▶ [Aim] From the entries below, extract every line that includes the word "with".
-- Start of Material provided --
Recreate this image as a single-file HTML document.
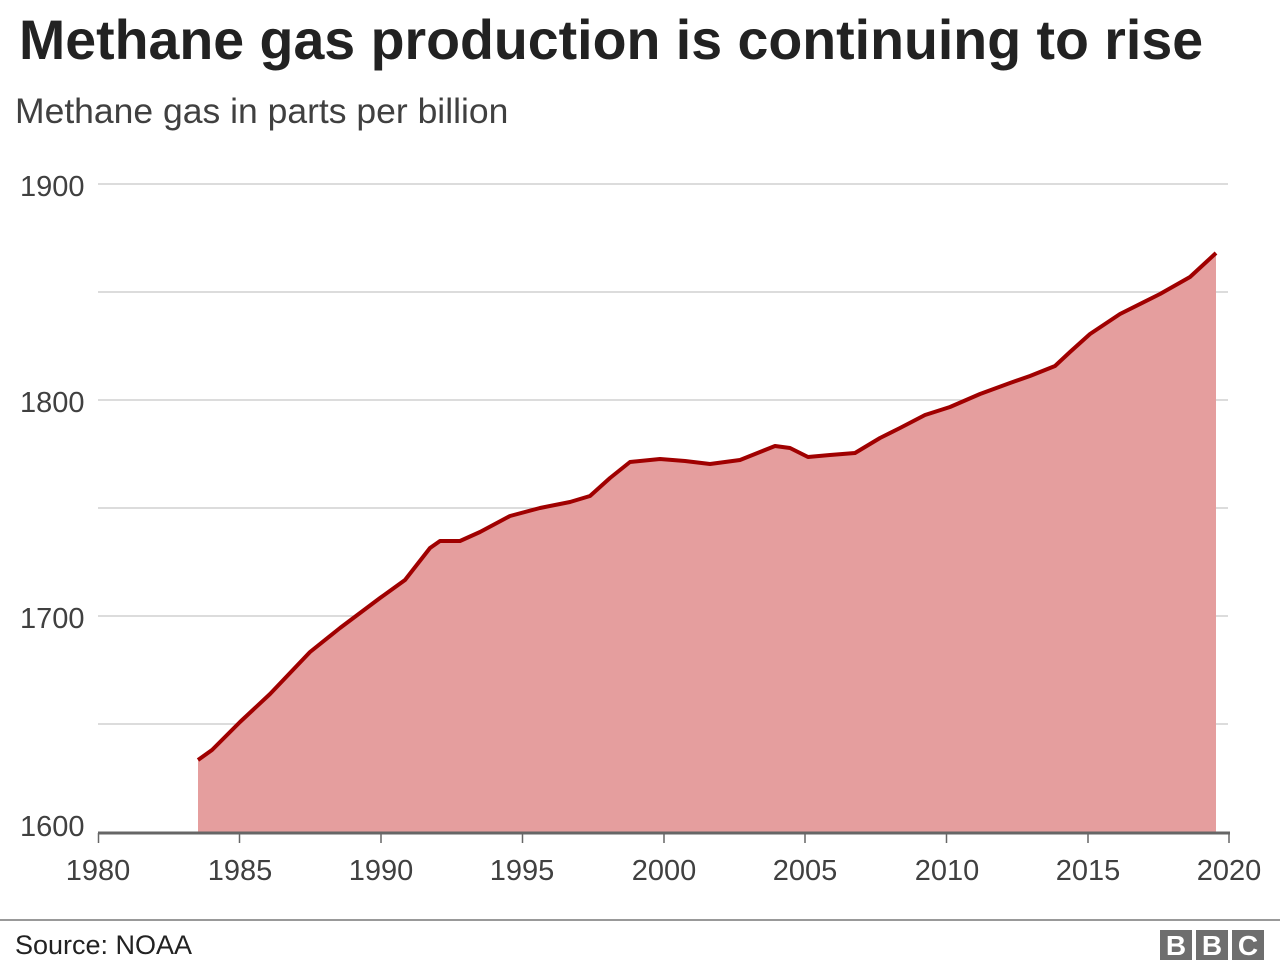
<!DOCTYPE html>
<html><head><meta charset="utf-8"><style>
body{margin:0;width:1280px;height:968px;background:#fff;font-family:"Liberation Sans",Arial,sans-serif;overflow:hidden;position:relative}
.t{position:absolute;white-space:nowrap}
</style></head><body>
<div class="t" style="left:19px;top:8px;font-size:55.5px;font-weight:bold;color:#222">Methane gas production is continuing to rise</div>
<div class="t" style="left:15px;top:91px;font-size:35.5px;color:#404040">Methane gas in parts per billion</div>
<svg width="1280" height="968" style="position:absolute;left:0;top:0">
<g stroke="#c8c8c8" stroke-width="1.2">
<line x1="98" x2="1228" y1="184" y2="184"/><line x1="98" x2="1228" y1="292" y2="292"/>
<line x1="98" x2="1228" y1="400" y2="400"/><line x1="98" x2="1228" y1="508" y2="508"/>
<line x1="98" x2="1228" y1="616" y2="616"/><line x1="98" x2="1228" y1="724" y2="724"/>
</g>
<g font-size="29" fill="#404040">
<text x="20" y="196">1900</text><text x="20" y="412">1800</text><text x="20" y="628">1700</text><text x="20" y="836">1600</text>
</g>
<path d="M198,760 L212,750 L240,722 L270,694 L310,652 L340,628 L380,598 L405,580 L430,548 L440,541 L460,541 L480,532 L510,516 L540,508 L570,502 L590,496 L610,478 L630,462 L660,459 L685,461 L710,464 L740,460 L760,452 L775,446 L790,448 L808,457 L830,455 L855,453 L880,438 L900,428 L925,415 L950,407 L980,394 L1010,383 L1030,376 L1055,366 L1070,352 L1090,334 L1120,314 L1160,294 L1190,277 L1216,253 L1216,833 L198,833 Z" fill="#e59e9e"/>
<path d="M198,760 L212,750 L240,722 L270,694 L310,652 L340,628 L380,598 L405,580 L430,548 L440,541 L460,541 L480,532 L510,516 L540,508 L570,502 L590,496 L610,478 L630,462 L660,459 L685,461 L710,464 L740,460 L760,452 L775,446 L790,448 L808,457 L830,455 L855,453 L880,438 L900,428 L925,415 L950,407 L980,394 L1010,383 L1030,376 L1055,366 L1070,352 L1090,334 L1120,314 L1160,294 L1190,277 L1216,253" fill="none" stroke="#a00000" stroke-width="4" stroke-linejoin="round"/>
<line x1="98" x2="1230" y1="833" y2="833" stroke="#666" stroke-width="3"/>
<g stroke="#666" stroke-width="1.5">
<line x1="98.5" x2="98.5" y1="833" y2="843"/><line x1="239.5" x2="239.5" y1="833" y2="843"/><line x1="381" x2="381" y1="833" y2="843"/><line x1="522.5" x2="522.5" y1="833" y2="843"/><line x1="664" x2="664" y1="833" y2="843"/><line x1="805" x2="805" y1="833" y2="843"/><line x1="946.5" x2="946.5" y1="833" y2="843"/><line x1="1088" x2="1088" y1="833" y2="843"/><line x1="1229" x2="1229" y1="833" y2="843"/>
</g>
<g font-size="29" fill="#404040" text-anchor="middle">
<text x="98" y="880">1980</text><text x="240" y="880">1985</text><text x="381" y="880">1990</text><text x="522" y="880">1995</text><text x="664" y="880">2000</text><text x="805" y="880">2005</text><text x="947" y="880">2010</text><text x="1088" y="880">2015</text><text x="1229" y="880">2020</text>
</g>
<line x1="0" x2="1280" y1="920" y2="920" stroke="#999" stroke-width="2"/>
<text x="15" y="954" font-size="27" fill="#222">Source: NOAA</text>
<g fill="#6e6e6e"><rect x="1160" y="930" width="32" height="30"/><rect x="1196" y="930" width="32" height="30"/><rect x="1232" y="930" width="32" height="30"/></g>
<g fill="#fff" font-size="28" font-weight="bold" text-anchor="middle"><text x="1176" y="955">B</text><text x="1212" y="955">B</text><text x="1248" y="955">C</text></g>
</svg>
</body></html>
-- End of Material provided --
-- Start of Material provided --
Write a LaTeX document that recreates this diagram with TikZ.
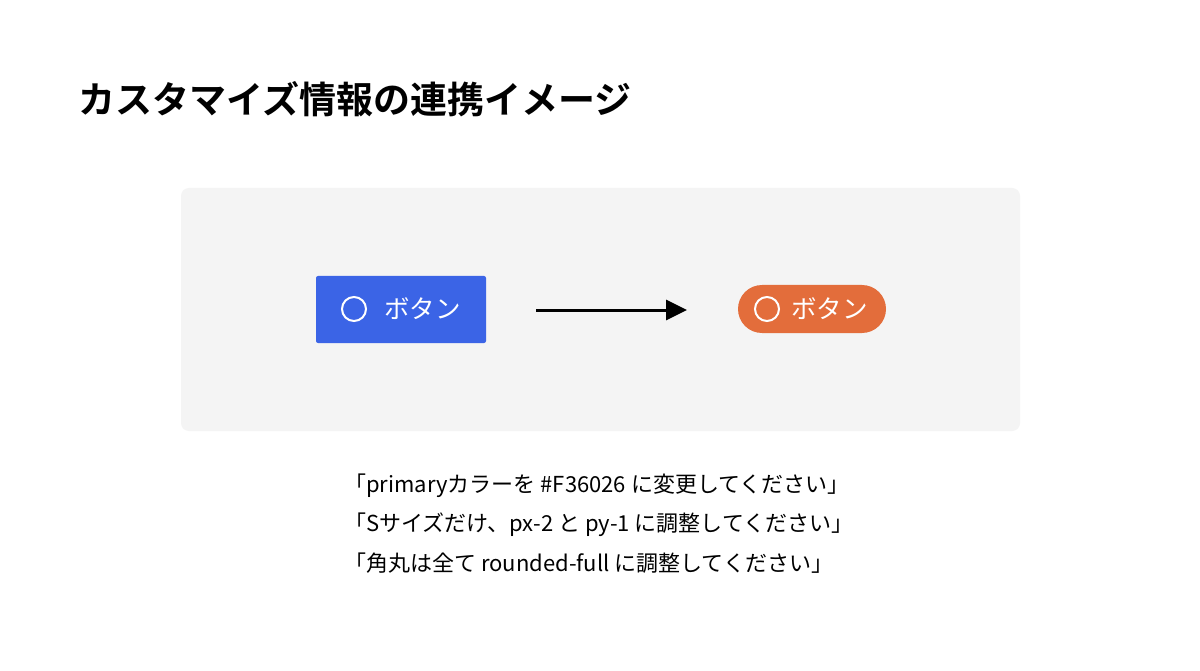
-- End of Material provided --
-- Start of Material provided --
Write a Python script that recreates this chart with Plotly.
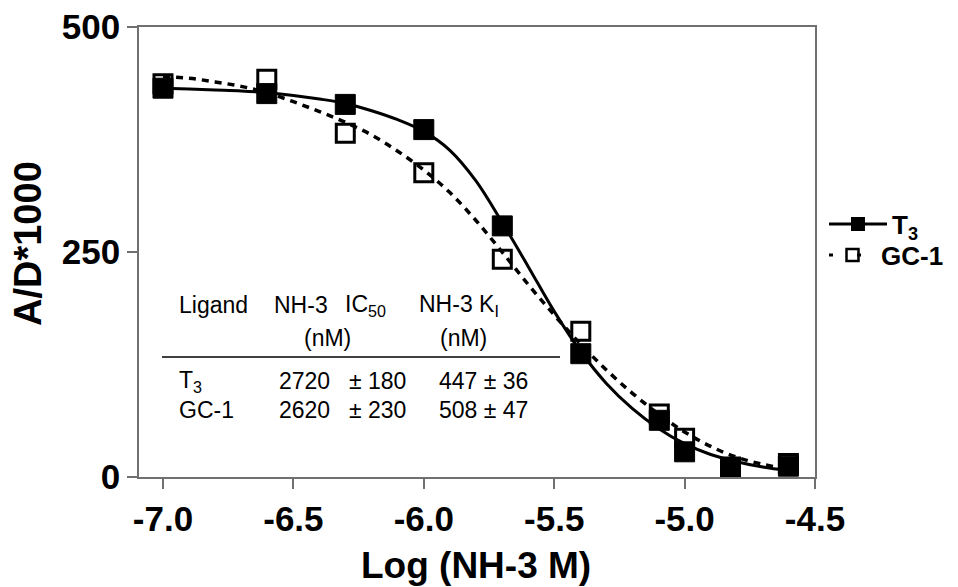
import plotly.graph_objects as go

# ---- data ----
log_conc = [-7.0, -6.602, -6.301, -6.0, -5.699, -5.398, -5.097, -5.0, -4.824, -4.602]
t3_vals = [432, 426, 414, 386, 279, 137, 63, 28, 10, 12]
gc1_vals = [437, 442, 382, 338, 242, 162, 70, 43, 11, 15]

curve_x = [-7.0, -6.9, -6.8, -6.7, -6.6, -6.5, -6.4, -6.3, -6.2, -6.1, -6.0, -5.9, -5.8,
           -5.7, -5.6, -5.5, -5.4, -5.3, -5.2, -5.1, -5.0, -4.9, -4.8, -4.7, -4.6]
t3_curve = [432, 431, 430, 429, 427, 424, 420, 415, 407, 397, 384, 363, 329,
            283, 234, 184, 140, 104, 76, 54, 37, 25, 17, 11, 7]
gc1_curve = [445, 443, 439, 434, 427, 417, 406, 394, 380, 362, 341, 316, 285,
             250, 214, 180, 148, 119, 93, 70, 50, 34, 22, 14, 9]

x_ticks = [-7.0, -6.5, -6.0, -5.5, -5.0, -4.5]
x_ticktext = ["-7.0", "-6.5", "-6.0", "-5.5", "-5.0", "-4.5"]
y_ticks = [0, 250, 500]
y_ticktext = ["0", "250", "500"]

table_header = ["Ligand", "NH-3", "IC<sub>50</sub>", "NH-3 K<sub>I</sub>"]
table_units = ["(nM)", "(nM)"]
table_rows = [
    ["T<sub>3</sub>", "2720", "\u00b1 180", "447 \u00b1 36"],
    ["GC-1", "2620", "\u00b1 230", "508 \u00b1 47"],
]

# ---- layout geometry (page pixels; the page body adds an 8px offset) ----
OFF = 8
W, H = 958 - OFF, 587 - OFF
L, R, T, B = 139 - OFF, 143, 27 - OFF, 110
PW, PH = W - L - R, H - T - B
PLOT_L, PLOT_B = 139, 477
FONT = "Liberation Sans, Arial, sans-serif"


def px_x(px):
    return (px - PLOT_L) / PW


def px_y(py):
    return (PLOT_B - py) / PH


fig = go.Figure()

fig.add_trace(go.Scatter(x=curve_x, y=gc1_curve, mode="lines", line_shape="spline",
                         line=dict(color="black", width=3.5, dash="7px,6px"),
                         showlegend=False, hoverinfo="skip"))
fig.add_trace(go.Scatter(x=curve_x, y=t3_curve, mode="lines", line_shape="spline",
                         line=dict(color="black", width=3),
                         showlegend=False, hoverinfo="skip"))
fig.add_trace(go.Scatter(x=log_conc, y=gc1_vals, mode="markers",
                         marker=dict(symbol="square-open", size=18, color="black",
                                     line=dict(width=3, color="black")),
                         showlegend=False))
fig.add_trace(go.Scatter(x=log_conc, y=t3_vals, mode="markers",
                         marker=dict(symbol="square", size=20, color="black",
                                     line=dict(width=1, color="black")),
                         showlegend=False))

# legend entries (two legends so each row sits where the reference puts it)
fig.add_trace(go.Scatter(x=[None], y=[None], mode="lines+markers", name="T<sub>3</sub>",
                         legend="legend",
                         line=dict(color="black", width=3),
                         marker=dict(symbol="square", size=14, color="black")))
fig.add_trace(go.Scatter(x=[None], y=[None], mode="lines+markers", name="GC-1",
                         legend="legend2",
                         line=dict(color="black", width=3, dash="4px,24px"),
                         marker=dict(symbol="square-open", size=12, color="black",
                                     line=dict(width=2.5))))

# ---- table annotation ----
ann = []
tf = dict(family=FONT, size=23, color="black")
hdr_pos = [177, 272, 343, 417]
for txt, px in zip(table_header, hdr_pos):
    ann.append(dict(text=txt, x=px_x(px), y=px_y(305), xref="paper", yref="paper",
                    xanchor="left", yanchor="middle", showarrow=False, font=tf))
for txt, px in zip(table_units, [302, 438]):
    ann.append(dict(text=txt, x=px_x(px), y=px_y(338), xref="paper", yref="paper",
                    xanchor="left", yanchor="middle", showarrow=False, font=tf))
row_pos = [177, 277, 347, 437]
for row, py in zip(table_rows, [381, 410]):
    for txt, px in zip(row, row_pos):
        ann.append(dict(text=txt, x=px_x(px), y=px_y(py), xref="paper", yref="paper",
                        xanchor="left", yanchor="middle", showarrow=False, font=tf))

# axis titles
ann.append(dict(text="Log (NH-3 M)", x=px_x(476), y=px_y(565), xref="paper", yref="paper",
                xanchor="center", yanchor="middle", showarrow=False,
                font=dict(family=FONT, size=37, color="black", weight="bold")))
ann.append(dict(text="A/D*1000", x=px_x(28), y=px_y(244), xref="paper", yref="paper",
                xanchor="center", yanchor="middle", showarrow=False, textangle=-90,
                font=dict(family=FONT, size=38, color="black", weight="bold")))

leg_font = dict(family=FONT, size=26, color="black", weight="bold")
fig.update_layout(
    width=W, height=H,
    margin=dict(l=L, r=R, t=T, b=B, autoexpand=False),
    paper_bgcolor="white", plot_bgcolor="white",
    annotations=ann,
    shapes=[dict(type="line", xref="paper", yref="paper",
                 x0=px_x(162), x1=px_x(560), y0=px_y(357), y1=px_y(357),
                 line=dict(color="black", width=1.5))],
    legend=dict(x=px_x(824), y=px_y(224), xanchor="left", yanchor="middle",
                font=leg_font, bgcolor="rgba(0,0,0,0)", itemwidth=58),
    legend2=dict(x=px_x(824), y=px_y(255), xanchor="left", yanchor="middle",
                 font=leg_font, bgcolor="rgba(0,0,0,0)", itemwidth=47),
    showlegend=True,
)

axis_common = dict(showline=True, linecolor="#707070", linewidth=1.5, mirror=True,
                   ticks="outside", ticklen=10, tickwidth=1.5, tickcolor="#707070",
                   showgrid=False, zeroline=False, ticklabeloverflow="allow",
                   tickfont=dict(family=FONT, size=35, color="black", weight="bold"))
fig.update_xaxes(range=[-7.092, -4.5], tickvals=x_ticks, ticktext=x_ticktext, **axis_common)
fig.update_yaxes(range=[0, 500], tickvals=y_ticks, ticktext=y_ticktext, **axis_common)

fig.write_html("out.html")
-- End of Material provided --
▶ [Exercise response]
Write a LaTeX document that recreates this diagram with TikZ.
Write a Python script that recreates this chart with Plotly.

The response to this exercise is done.